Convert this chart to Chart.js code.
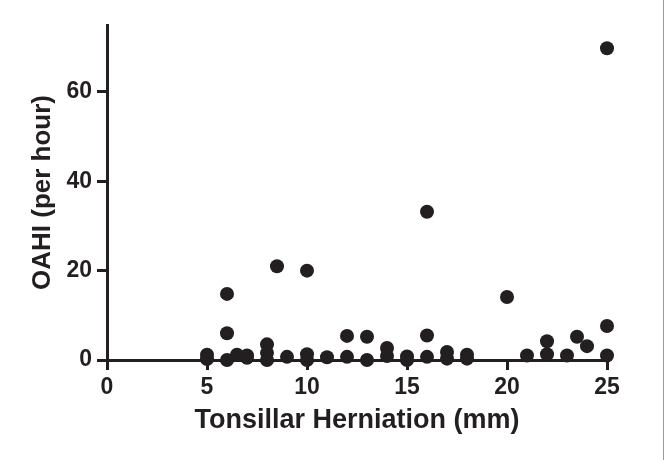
<!DOCTYPE html>
<html>
<head>
<meta charset="utf-8">
<script src="https://cdn.jsdelivr.net/npm/chart.js@4/dist/chart.umd.min.js"></script>
<style>
  html, body { margin: 0; padding: 0; background: #fff; }
  #wrap { width: 663px; height: 460px; border-right: 1px solid #9a9a9a; }
</style>
</head>
<body>
<div id="wrap"><canvas id="chart" width="663" height="460"></canvas></div>
<script>
// tonsillar herniation (mm) vs OAHI (per hour), one entry per patient
const herniationMm = [
  5, 5,
  6, 6, 6, 6.5,
  7, 7,
  8, 8, 8, 8.5, 9,
  10, 10, 10, 11,
  12, 12, 13, 13, 14, 14,
  15, 15, 16, 16, 16,
  17, 17, 18, 18,
  20, 21, 22, 22, 23, 23.5, 24,
  25, 25, 25
];
const oahiPerHour = [
  1.2, 0.2,
  14.8, 6.0, 0.0, 1.2,
  0.5, 1.0,
  3.5, 1.6, 0.0, 21.0, 0.7,
  20.0, 1.3, 0.0, 0.6,
  5.4, 0.7, 5.2, 0.0, 2.7, 0.9,
  0.8, 0.0, 33.2, 5.5, 0.7,
  1.8, 0.3, 1.2, 0.3,
  14.1, 1.0, 4.2, 1.3, 1.0, 5.2, 3.1,
  69.8, 7.6, 1.0
];
const xTicks = [0, 5, 10, 15, 20, 25];
const yTicks = [0, 20, 40, 60];

const ink = '#231f20';
const fontFamily = '"Liberation Sans", Arial, Helvetica, sans-serif';

const points = herniationMm.map((x, i) => ({ x: x, y: oahiPerHour[i] }));

new Chart(document.getElementById('chart'), {
  type: 'scatter',
  data: {
    datasets: [{
      data: points,
      pointRadius: 7,
      pointHoverRadius: 7,
      pointBackgroundColor: ink,
      pointBorderColor: ink,
      pointBorderWidth: 0,
      clip: false
    }]
  },
  options: {
    responsive: false,
    animation: false,
    events: [],
    layout: { padding: { left: 0, right: 56, top: 25, bottom: 0 } },
    plugins: { legend: { display: false }, tooltip: { enabled: false } },
    scales: {
      x: {
        type: 'linear',
        min: 0,
        max: 25,
        afterBuildTicks: axis => { axis.ticks = xTicks.map(v => ({ value: v })); },
        afterFit: axis => { axis.height = 100; },
        grid: { drawOnChartArea: false, tickLength: 10, tickWidth: 3, tickColor: ink },
        border: { display: true, width: 3, color: ink },
        ticks: {
          color: ink,
          padding: 4,
          maxRotation: 0,
          font: { family: fontFamily, size: 23, weight: 'bold' }
        },
        title: {
          display: true,
          text: 'Tonsillar Herniation (mm)',
          color: ink,
          padding: { top: 23, bottom: 23 },
          font: { family: fontFamily, size: 27, weight: 'bold' }
        }
      },
      y: {
        type: 'linear',
        min: 0,
        max: 75,
        afterBuildTicks: axis => { axis.ticks = yTicks.map(v => ({ value: v })); },
        afterFit: axis => { axis.width = 107; },
        grid: { drawOnChartArea: false, tickLength: 10, tickWidth: 3, tickColor: ink },
        border: { display: true, width: 3, color: ink },
        ticks: {
          color: ink,
          padding: 5,
          font: { family: fontFamily, size: 23, weight: 'bold' }
        },
        title: {
          display: true,
          text: 'OAHI (per hour)',
          color: ink,
          padding: { top: 27, bottom: 27 },
          font: { family: fontFamily, size: 26, weight: 'bold' }
        }
      }
    }
  }
});
</script>
</body>
</html>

* Your objective
Go from the first line of the listing to the line holding "const points = herniationMm.map((x, i)" and, please, transcribe those lines exactly, both included, with no pictures.

* Exercise output
Convert this chart to Chart.js code.
<!DOCTYPE html>
<html>
<head>
<meta charset="utf-8">
<script src="https://cdn.jsdelivr.net/npm/chart.js@4/dist/chart.umd.min.js"></script>
<style>
  html, body { margin: 0; padding: 0; background: #fff; }
  #wrap { width: 663px; height: 460px; border-right: 1px solid #9a9a9a; }
</style>
</head>
<body>
<div id="wrap"><canvas id="chart" width="663" height="460"></canvas></div>
<script>
// tonsillar herniation (mm) vs OAHI (per hour), one entry per patient
const herniationMm = [
  5, 5,
  6, 6, 6, 6.5,
  7, 7,
  8, 8, 8, 8.5, 9,
  10, 10, 10, 11,
  12, 12, 13, 13, 14, 14,
  15, 15, 16, 16, 16,
  17, 17, 18, 18,
  20, 21, 22, 22, 23, 23.5, 24,
  25, 25, 25
];
const oahiPerHour = [
  1.2, 0.2,
  14.8, 6.0, 0.0, 1.2,
  0.5, 1.0,
  3.5, 1.6, 0.0, 21.0, 0.7,
  20.0, 1.3, 0.0, 0.6,
  5.4, 0.7, 5.2, 0.0, 2.7, 0.9,
  0.8, 0.0, 33.2, 5.5, 0.7,
  1.8, 0.3, 1.2, 0.3,
  14.1, 1.0, 4.2, 1.3, 1.0, 5.2, 3.1,
  69.8, 7.6, 1.0
];
const xTicks = [0, 5, 10, 15, 20, 25];
const yTicks = [0, 20, 40, 60];

const ink = '#231f20';
const fontFamily = '"Liberation Sans", Arial, Helvetica, sans-serif';

const points = herniationMm.map((x, i) => ({ x: x, y: oahiPerHour[i] }));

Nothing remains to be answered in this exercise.